A review by reneelizabeth_
Pizza Girl by Jean Kyoung Frazier

dark emotional sad medium-paced
  • Plot- or character-driven? Character
  • Strong character development? It's complicated
  • Loveable characters? No
  • Diverse cast of characters? Yes
  • Flaws of characters a main focus? Yes

4.5

Pizza Girl was a devastating, gut-wrenchingly vulnerable exploration of human experience and human connection. After finding out she is pregnant at 18, the protagonist's - whom we only find out her name at the end of the novel - whole identity revolves around her being a pregnant Pizza Girl. As she contemplates the hopelessness of her life and situation, she is begged by a desperate mother to deliver a specialty Pizza to her home.

This relationship starts an infatuation and longing for connection that Pizza Girl becomes obsessed with.

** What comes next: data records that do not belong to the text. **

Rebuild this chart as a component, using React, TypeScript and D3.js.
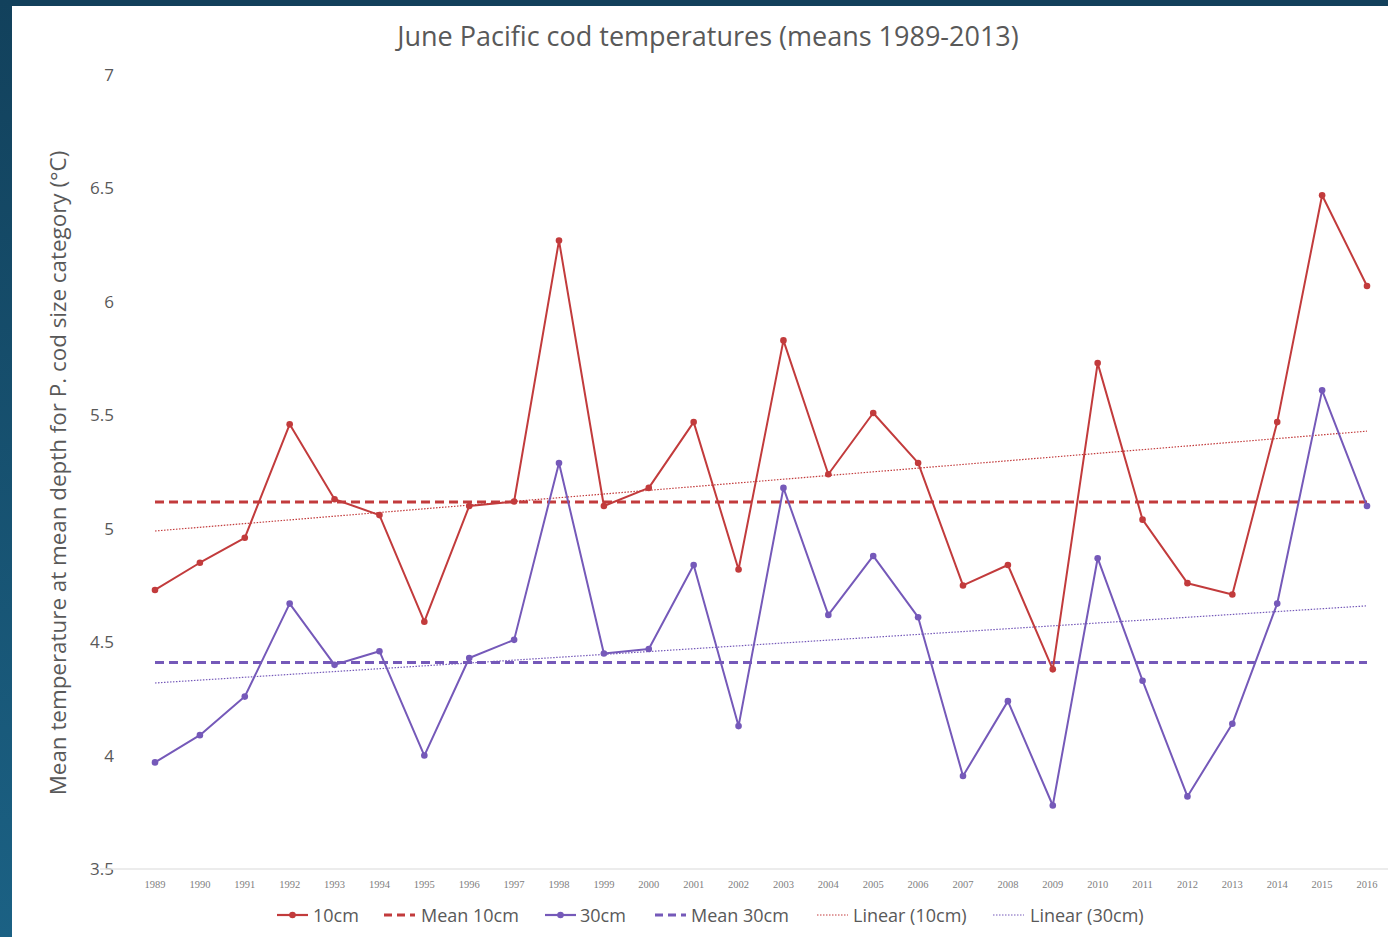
import React from "react";
import * as d3 from "d3";

const years = [1989,1990,1991,1992,1993,1994,1995,1996,1997,1998,1999,2000,2001,2002,2003,2004,2005,2006,2007,2008,2009,2010,2011,2012,2013,2014,2015,2016];
const temp10cm = [4.73,4.85,4.96,5.46,5.13,5.06,4.59,5.10,5.12,6.27,5.10,5.18,5.47,4.82,5.83,5.24,5.51,5.29,4.75,4.84,4.38,5.73,5.04,4.76,4.71,5.47,6.47,6.07];
const temp30cm = [3.97,4.09,4.26,4.67,4.40,4.46,4.00,4.43,4.51,5.29,4.45,4.47,4.84,4.13,5.18,4.62,4.88,4.61,3.91,4.24,3.78,4.87,4.33,3.82,4.14,4.67,5.61,5.10];
const mean10cm = 5.118;
const mean30cm = 4.41;
const linear10cm = [4.99, 5.43]; // at first and last year
const linear30cm = [4.32, 4.66];
const yTicks = [3.5,4,4.5,5,5.5,6,6.5,7];
const yTickLabels = ["3.5","4","4.5","5","5.5","6","6.5","7"];
const legendLabels = ["10cm","Mean 10cm","30cm","Mean 30cm","Linear (10cm)","Linear (30cm)"];

const RED = "#C23B3C";
const PURPLE = "#7559B9";
const FONT = "'Open Sans', 'Noto Sans', sans-serif";

export default function App() {
  const W = 1388, H = 937;
  const x = d3.scaleLinear().domain([1989, 2016]).range([155, 1367]);
  const y = d3.scaleLinear().domain([3.5, 7]).range([869, 75]);
  const line = d3.line<number>().x((_, i) => x(years[i])).y(d => y(d));
  const x0 = years[0], x1 = years[years.length - 1];

  const legendItems = [
    { label: legendLabels[0], lx: 277, tx: 313, color: RED, dash: "", marker: true, w: 2.2 },
    { label: legendLabels[1], lx: 384, tx: 421, color: RED, dash: "8,5", marker: false, w: 3 },
    { label: legendLabels[2], lx: 545, tx: 580, color: PURPLE, dash: "", marker: true, w: 2.2 },
    { label: legendLabels[3], lx: 655, tx: 691, color: PURPLE, dash: "8,5", marker: false, w: 3 },
    { label: legendLabels[4], lx: 817, tx: 853, color: RED, dash: "1.5,1.5", marker: false, w: 1 },
    { label: legendLabels[5], lx: 993, tx: 1030, color: PURPLE, dash: "1.5,1.5", marker: false, w: 1 },
  ];

  return (
    <svg width={W} height={H} style={{ position: "absolute", left: 0, top: 0, display: "block" }}>
      <defs>
        <linearGradient id="side" x1="0" y1="0" x2="0" y2="1">
          <stop offset="0" stopColor="#12415C" />
          <stop offset="1" stopColor="#1B6184" />
        </linearGradient>
      </defs>
      <rect x={0} y={0} width={W} height={H} fill="#ffffff" />
      <rect x={0} y={0} width={W} height={6} fill="#12405B" />
      <rect x={0} y={0} width={12} height={H} fill="url(#side)" />

      <text x={708} y={46} textAnchor="middle" fontFamily={FONT} fontSize={27} fill="#595959">
        June Pacific cod temperatures (means 1989-2013)
      </text>

      <text transform={`translate(66,473) rotate(-90)`} textAnchor="middle" fontFamily={FONT} fontSize={22.4} fill="#595959">
        Mean temperature at mean depth for P. cod size category (°C)
      </text>

      {yTicks.map((t, i) => (
        <text key={t} x={114} y={y(t) + 6} textAnchor="end" fontFamily={FONT} fontSize={17} fill="#595959">
          {yTickLabels[i]}
        </text>
      ))}

      <line x1={100} x2={W} y1={y(3.5)} y2={y(3.5)} stroke="#E6E6E6" strokeWidth={1.5} />

      {years.map(yr => (
        <text key={yr} x={x(yr)} y={888} textAnchor="middle" fontFamily="'Liberation Serif', serif" fontSize={10.5} fill="#808080">
          {yr}
        </text>
      ))}

      {/* linear trends */}
      <line x1={x(x0)} x2={x(x1)} y1={y(linear10cm[0])} y2={y(linear10cm[1])} stroke={RED} strokeWidth={1.2} strokeDasharray="1.5,1.5" />
      <line x1={x(x0)} x2={x(x1)} y1={y(linear30cm[0])} y2={y(linear30cm[1])} stroke={PURPLE} strokeWidth={1.2} strokeDasharray="1.5,1.5" />

      {/* mean lines */}
      <line x1={x(x0)} x2={x(x1)} y1={y(mean10cm)} y2={y(mean10cm)} stroke={RED} strokeWidth={3} strokeDasharray="9,5" />
      <line x1={x(x0)} x2={x(x1)} y1={y(mean30cm)} y2={y(mean30cm)} stroke={PURPLE} strokeWidth={3} strokeDasharray="9,5" />

      {/* series */}
      <path d={line(temp30cm) || ""} fill="none" stroke={PURPLE} strokeWidth={2} strokeLinejoin="round" />
      {temp30cm.map((v, i) => (
        <circle key={"p" + i} cx={x(years[i])} cy={y(v)} r={3.3} fill={PURPLE} />
      ))}
      <path d={line(temp10cm) || ""} fill="none" stroke={RED} strokeWidth={2} strokeLinejoin="round" />
      {temp10cm.map((v, i) => (
        <circle key={"r" + i} cx={x(years[i])} cy={y(v)} r={3.3} fill={RED} />
      ))}

      {/* legend */}
      {legendItems.map(it => (
        <g key={it.label}>
          <line x1={it.lx} x2={it.lx + 31} y1={915} y2={915} stroke={it.color} strokeWidth={it.w} strokeDasharray={it.dash || undefined} />
          {it.marker && <circle cx={it.lx + 15.5} cy={915} r={3.3} fill={it.color} />}
          <text x={it.tx} y={922} fontFamily={FONT} fontSize={18} fill="#595959">{it.label}</text>
        </g>
      ))}
    </svg>
  );
}
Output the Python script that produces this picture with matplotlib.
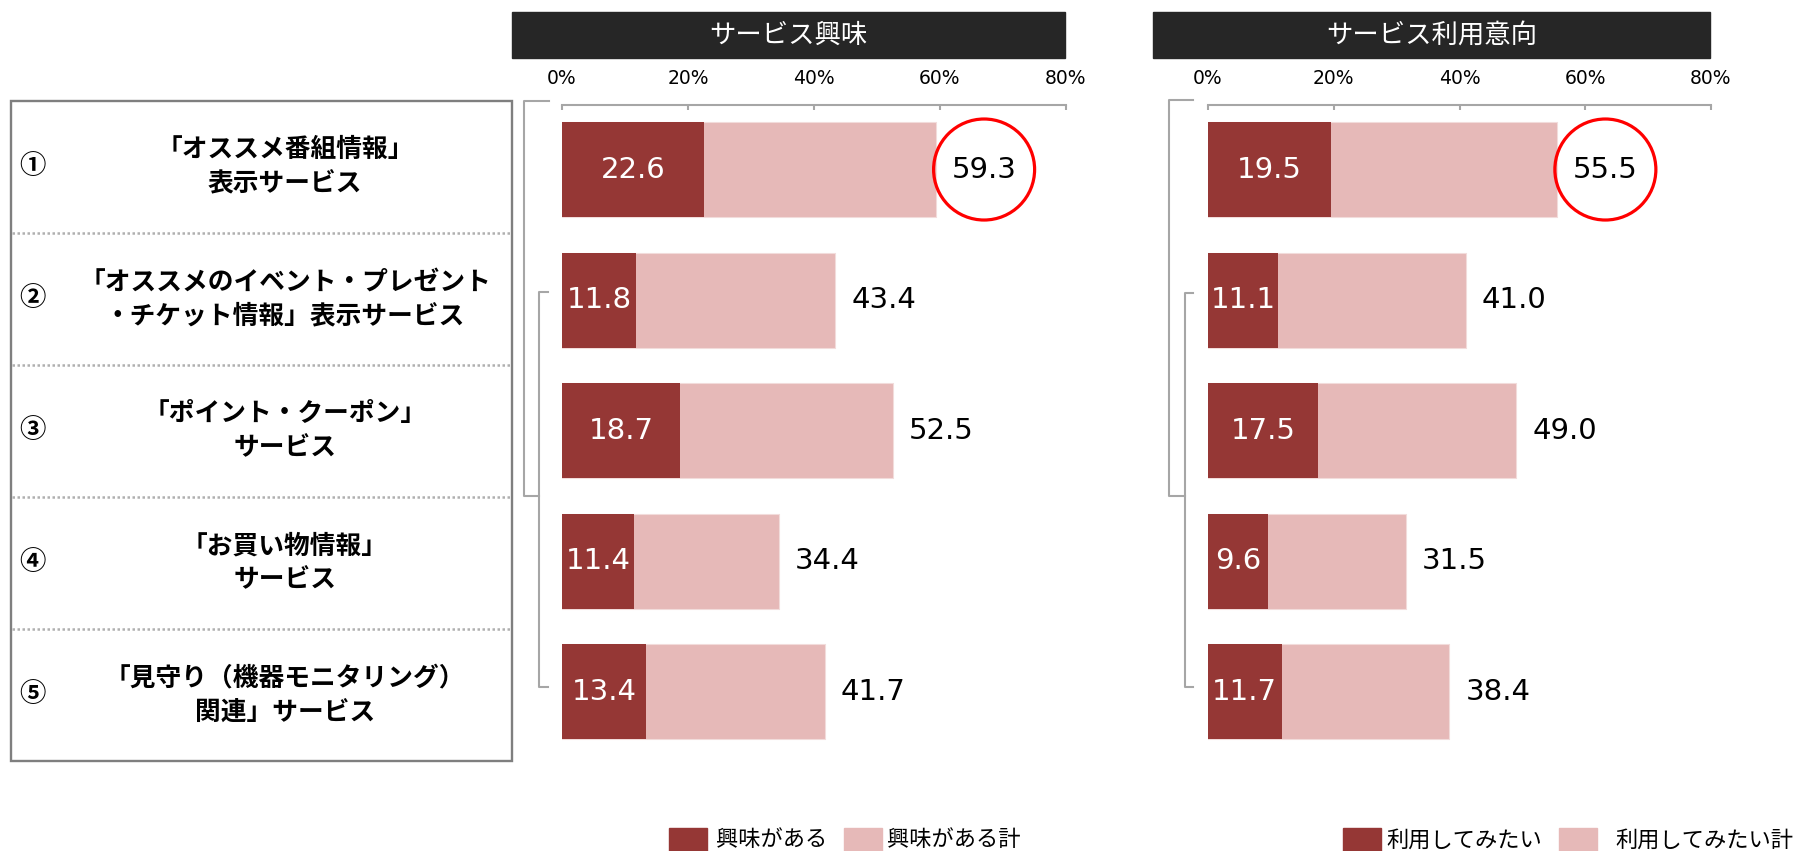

To which she later reflects: 

"I would’ve found something else to lose myself in—if you were pushed off a cliff, you’d grab hold of anything resembling safety."


Jean Kyoung Frazier creates such interesting and complex characters and winds them together in a way that makes the reader reflect on societal behaviours. Her writing was simple but so beautiful and quite a few of her lines made my gut wrench, like: 

"I wondered what animals lived under the shadows of my bones. I hoped they were animals of nobility—lions and eagles and horses with long manes—and not what I fearedvultures and wolves and drooling hyenas."


An honestly devastating, yet beautiful read.